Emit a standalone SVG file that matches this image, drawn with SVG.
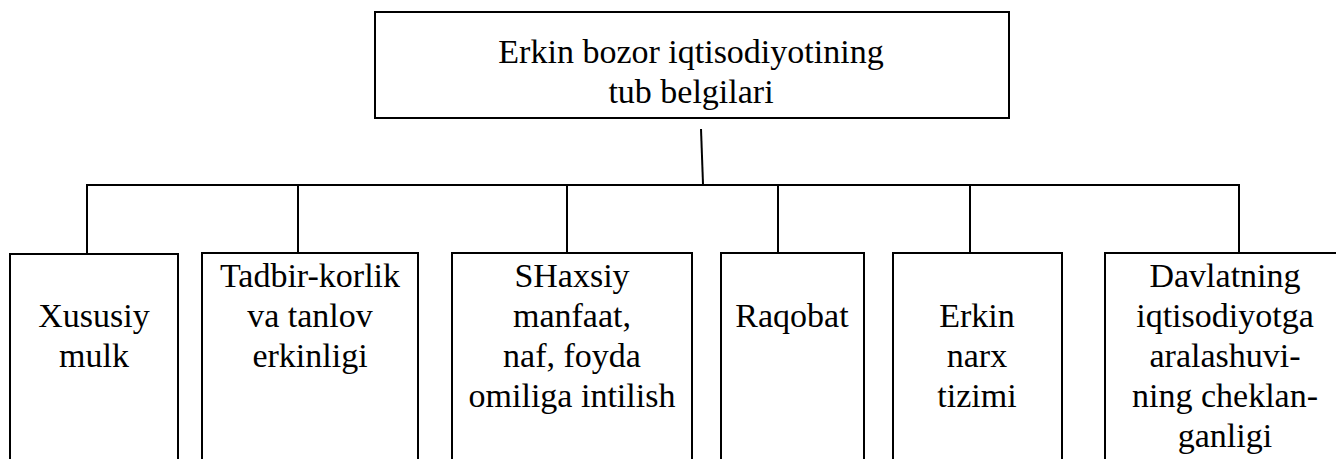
<svg xmlns="http://www.w3.org/2000/svg" width="1336" height="459" viewBox="0 0 1336 459" font-family="'Liberation Serif', 'Times New Roman', Tinos, 'DejaVu Serif', serif" font-size="34">
<style>
.box{fill:#fff;stroke:#000;stroke-width:2}
.ln{stroke:#000;stroke-width:2;fill:none}
.t{fill:#000;text-anchor:middle}
</style>
<rect width="1336" height="459" fill="#fff"/>
<g id="connectors">
<line class="ln" x1="701" y1="129" x2="703" y2="184"/>
<line class="ln" x1="86" y1="185" x2="1240" y2="185"/>
<line class="ln" x1="87" y1="185" x2="87" y2="258"/>
<line class="ln" x1="298" y1="185" x2="298" y2="257"/>
<line class="ln" x1="567" y1="185" x2="567" y2="257"/>
<line class="ln" x1="778" y1="185" x2="778" y2="258"/>
<line class="ln" x1="970" y1="185" x2="970" y2="258"/>
<line class="ln" x1="1239" y1="185" x2="1239" y2="258"/>
</g>
<g id="root">
<rect class="box" x="375" y="12" width="634" height="106"/>
<text class="t" x="691" y="63">Erkin bozor iqtisodiyotining</text>
<text class="t" x="691" y="103">tub belgilari</text>
</g>
<g id="n1">
<rect class="box" x="10" y="254" width="168" height="220"/>
<text class="t" x="94" y="327">Xususiy</text>
<text class="t" x="94" y="367">mulk</text>
</g>
<g id="n2">
<rect class="box" x="202" y="253" width="216" height="220"/>
<text class="t" x="310" y="287">Tadbir-korlik</text>
<text class="t" x="310" y="327">va tanlov</text>
<text class="t" x="310" y="367">erkinligi</text>
</g>
<g id="n3">
<rect class="box" x="452" y="253" width="240" height="220"/>
<text class="t" x="572" y="287">SHaxsiy</text>
<text class="t" x="572" y="327">manfaat,</text>
<text class="t" x="572" y="367">naf, foyda</text>
<text class="t" x="572" y="407">omiliga intilish</text>
</g>
<g id="n4">
<rect class="box" x="721" y="253" width="143" height="220"/>
<text class="t" x="792" y="327">Raqobat</text>
</g>
<g id="n5">
<rect class="box" x="893" y="253" width="169" height="220"/>
<text class="t" x="977" y="327">Erkin</text>
<text class="t" x="977" y="367">narx</text>
<text class="t" x="977" y="407">tizimi</text>
</g>
<g id="n6">
<rect class="box" x="1105" y="253" width="240" height="220"/>
<text class="t" x="1225" y="287">Davlatning</text>
<text class="t" x="1225" y="327">iqtisodiyotga</text>
<text class="t" x="1225" y="367">aralashuvi-</text>
<text class="t" x="1225" y="407">ning cheklan-</text>
<text class="t" x="1225" y="447">ganligi</text>
</g>
</svg>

- _Written instruction_
Output the lines above in full and exactly as given, omitting any pictures.

- _Final result_
Emit a standalone SVG file that matches this image, drawn with SVG.
<svg xmlns="http://www.w3.org/2000/svg" width="1336" height="459" viewBox="0 0 1336 459" font-family="'Liberation Serif', 'Times New Roman', Tinos, 'DejaVu Serif', serif" font-size="34">
<style>
.box{fill:#fff;stroke:#000;stroke-width:2}
.ln{stroke:#000;stroke-width:2;fill:none}
.t{fill:#000;text-anchor:middle}
</style>
<rect width="1336" height="459" fill="#fff"/>
<g id="connectors">
<line class="ln" x1="701" y1="129" x2="703" y2="184"/>
<line class="ln" x1="86" y1="185" x2="1240" y2="185"/>
<line class="ln" x1="87" y1="185" x2="87" y2="258"/>
<line class="ln" x1="298" y1="185" x2="298" y2="257"/>
<line class="ln" x1="567" y1="185" x2="567" y2="257"/>
<line class="ln" x1="778" y1="185" x2="778" y2="258"/>
<line class="ln" x1="970" y1="185" x2="970" y2="258"/>
<line class="ln" x1="1239" y1="185" x2="1239" y2="258"/>
</g>
<g id="root">
<rect class="box" x="375" y="12" width="634" height="106"/>
<text class="t" x="691" y="63">Erkin bozor iqtisodiyotining</text>
<text class="t" x="691" y="103">tub belgilari</text>
</g>
<g id="n1">
<rect class="box" x="10" y="254" width="168" height="220"/>
<text class="t" x="94" y="327">Xususiy</text>
<text class="t" x="94" y="367">mulk</text>
</g>
<g id="n2">
<rect class="box" x="202" y="253" width="216" height="220"/>
<text class="t" x="310" y="287">Tadbir-korlik</text>
<text class="t" x="310" y="327">va tanlov</text>
<text class="t" x="310" y="367">erkinligi</text>
</g>
<g id="n3">
<rect class="box" x="452" y="253" width="240" height="220"/>
<text class="t" x="572" y="287">SHaxsiy</text>
<text class="t" x="572" y="327">manfaat,</text>
<text class="t" x="572" y="367">naf, foyda</text>
<text class="t" x="572" y="407">omiliga intilish</text>
</g>
<g id="n4">
<rect class="box" x="721" y="253" width="143" height="220"/>
<text class="t" x="792" y="327">Raqobat</text>
</g>
<g id="n5">
<rect class="box" x="893" y="253" width="169" height="220"/>
<text class="t" x="977" y="327">Erkin</text>
<text class="t" x="977" y="367">narx</text>
<text class="t" x="977" y="407">tizimi</text>
</g>
<g id="n6">
<rect class="box" x="1105" y="253" width="240" height="220"/>
<text class="t" x="1225" y="287">Davlatning</text>
<text class="t" x="1225" y="327">iqtisodiyotga</text>
<text class="t" x="1225" y="367">aralashuvi-</text>
<text class="t" x="1225" y="407">ning cheklan-</text>
<text class="t" x="1225" y="447">ganligi</text>
</g>
</svg>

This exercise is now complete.